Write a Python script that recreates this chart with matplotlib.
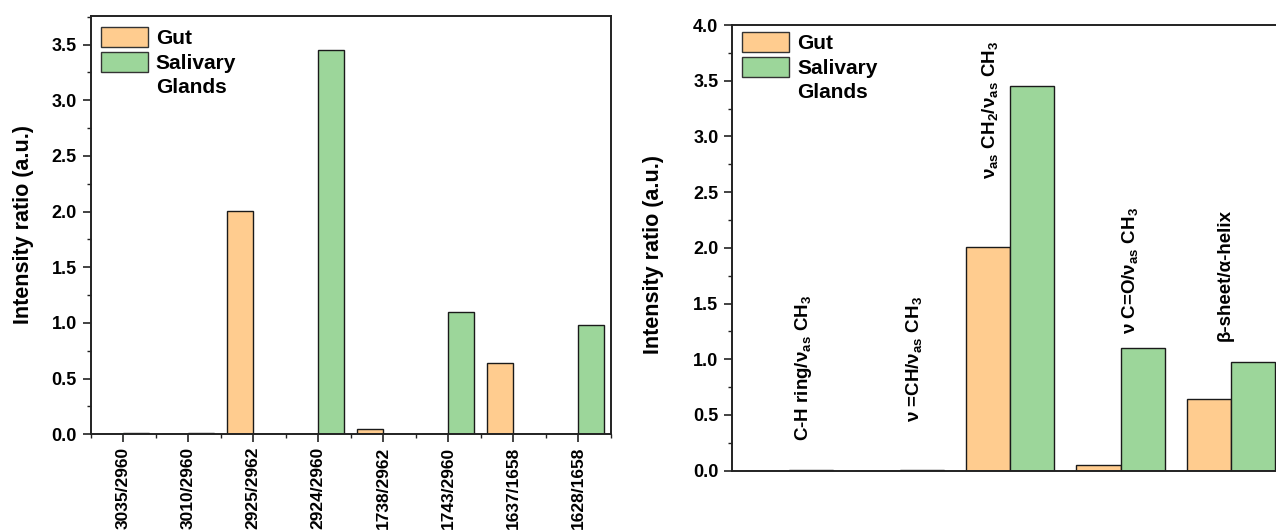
import matplotlib
matplotlib.use('Agg')
import matplotlib.pyplot as plt
from matplotlib.patches import Patch
from matplotlib.ticker import MultipleLocator, FixedLocator, NullLocator
import numpy as np

plt.rcParams['font.family'] = ['Liberation Sans', 'DejaVu Sans']
plt.rcParams['font.weight'] = 'bold'
plt.rcParams['axes.labelweight'] = 'bold'
plt.rcParams['mathtext.default'] = 'regular'

# band ratios, one bar per group and wavenumber pair
band_pairs = ['3035/2960', '3010/2960', '2925/2962', '2924/2960',
              '1738/2962', '1743/2960', '1637/1658', '1628/1658']
gut_pairs = [0.0, 0.0, 2.01, 0.0, 0.05, 0.0, 0.64, 0.0]
sg_pairs = [0.01, 0.01, 0.0, 3.45, 0.0, 1.10, 0.0, 0.98]

# same ratios grouped by assignment
assignments = [r'C-H ring/ν$_{as}$ CH$_3$',
               r'ν =CH/ν$_{as}$ CH$_3$',
               r'ν$_{as}$ CH$_2$/ν$_{as}$ CH$_3$',
               r'ν C=O/ν$_{as}$ CH$_3$',
               r'β-sheet/α-helix']
gut_groups = [0.0, 0.0, 2.01, 0.05, 0.64]
sg_groups = [0.01, 0.01, 3.45, 1.10, 0.98]
label_shift = [0.135, 0.13, -0.18, 0.09, -0.05]
label_base = [0.265, 0.44, 2.62, 1.23, 1.16]

gut_col = '#FFCC8F'
sg_col = '#9CD69A'
edge = '#1a1a1a'
W = 0.4

fig = plt.figure(figsize=(12.76, 5.31), dpi=100)
ax1 = fig.add_axes([90.8 / 1276, 1 - 434.3 / 531, 520 / 1276, 418.6 / 531])
ax2 = fig.add_axes([732.3 / 1276, 1 - 470.7 / 531, 554 / 1276, 445.7 / 531])


def style_axis(ax):
    for s in ax.spines.values():
        s.set_linewidth(1.4)
        s.set_color('#222222')
    ax.tick_params(axis='both', which='major', direction='out', length=6,
                   width=1.2, labelsize=13, pad=4, colors='#222222',
                   labelcolor='black')
    ax.tick_params(axis='both', which='minor', direction='out', length=3,
                   width=1.0, colors='#222222')
    ax.yaxis.set_major_locator(MultipleLocator(0.5))
    ax.yaxis.set_minor_locator(MultipleLocator(0.25))
    ax.yaxis.set_major_formatter(matplotlib.ticker.FormatStrFormatter('%.1f'))


def add_legend(ax, anchor):
    handles = [Patch(facecolor=gut_col, edgecolor='#333333', lw=1),
               Patch(facecolor=sg_col, edgecolor='#333333', lw=1),
               Patch(facecolor='none', edgecolor='none')]
    ax.legend(handles, ['Gut', 'Salivary', 'Glands'], loc='upper left',
              bbox_to_anchor=anchor, bbox_transform=fig.transFigure,
              frameon=False, borderpad=0, borderaxespad=0,
              handlelength=2.25, handleheight=1.12, handletextpad=0.4,
              labelspacing=0.16, prop={'weight': 'bold', 'size': 15})


# left panel: ratios by wavenumber pair
x1 = np.arange(len(band_pairs))
ax1.bar(x1 - W, gut_pairs, W, align='edge', color=gut_col, edgecolor=edge, lw=1)
ax1.bar(x1, sg_pairs, W, align='edge', color=sg_col, edgecolor=edge, lw=1)
ax1.set_xlim(-0.5, 7.5)
ax1.set_ylim(0, 3.76)
style_axis(ax1)
ax1.set_xticks(x1)
ax1.set_xticklabels(band_pairs, rotation=90, fontsize=12.5, va='top')
ax1.xaxis.set_minor_locator(FixedLocator(np.arange(-0.5, 8, 1)))
ax1.tick_params(axis='x', which='major', pad=3)
ax1.set_ylabel('Intensity ratio (a.u.)', fontsize=15.5)
ax1.yaxis.set_label_coords(-0.11, 0.5)
add_legend(ax1, (100.7 / 1276, 1 - 27 / 531))

# right panel: ratios by band assignment
x2 = np.arange(len(assignments))
ax2.bar(x2 - W, gut_groups, W, align='edge', color=gut_col, edgecolor=edge, lw=1)
ax2.bar(x2, sg_groups, W, align='edge', color=sg_col, edgecolor=edge, lw=1)
ax2.set_xlim(-0.513, 4.5)
ax2.set_ylim(0, 4.0)
style_axis(ax2)
ax2.xaxis.set_major_locator(NullLocator())
ax2.xaxis.set_minor_locator(NullLocator())
ax2.set_ylabel('Intensity ratio (a.u.)', fontsize=15.5)
ax2.yaxis.set_label_coords(-0.123, 0.486)
for i, lab in enumerate(assignments):
    ax2.text(x2[i] + label_shift[i], label_base[i], lab, rotation=90,
             ha='center', va='bottom', fontsize=13.5, fontweight='bold')
add_legend(ax2, (742.3 / 1276, 1 - 32 / 531))

fig.savefig('out.png', dpi=100)
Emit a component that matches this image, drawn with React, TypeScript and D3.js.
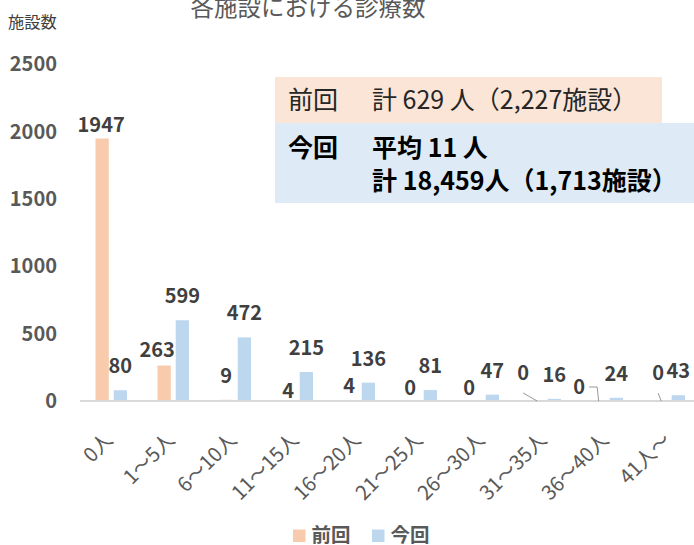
○ ○ ○ ○ ○ ○ ○
• _WHAT YOU HAVE TO DO_
Within the listing above, copy each line that has the string "matplotlib".

• _SOLUTION_
Write a Python script that recreates this chart with matplotlib.
import matplotlib
matplotlib.use('Agg')
import matplotlib.pyplot as plt
from matplotlib.patches import Patch
from matplotlib.ticker import MultipleLocator, FixedLocator, NullLocator
    ax.yaxis.set_major_formatter(matplotlib.ticker.FormatStrFormatter('%.1f'))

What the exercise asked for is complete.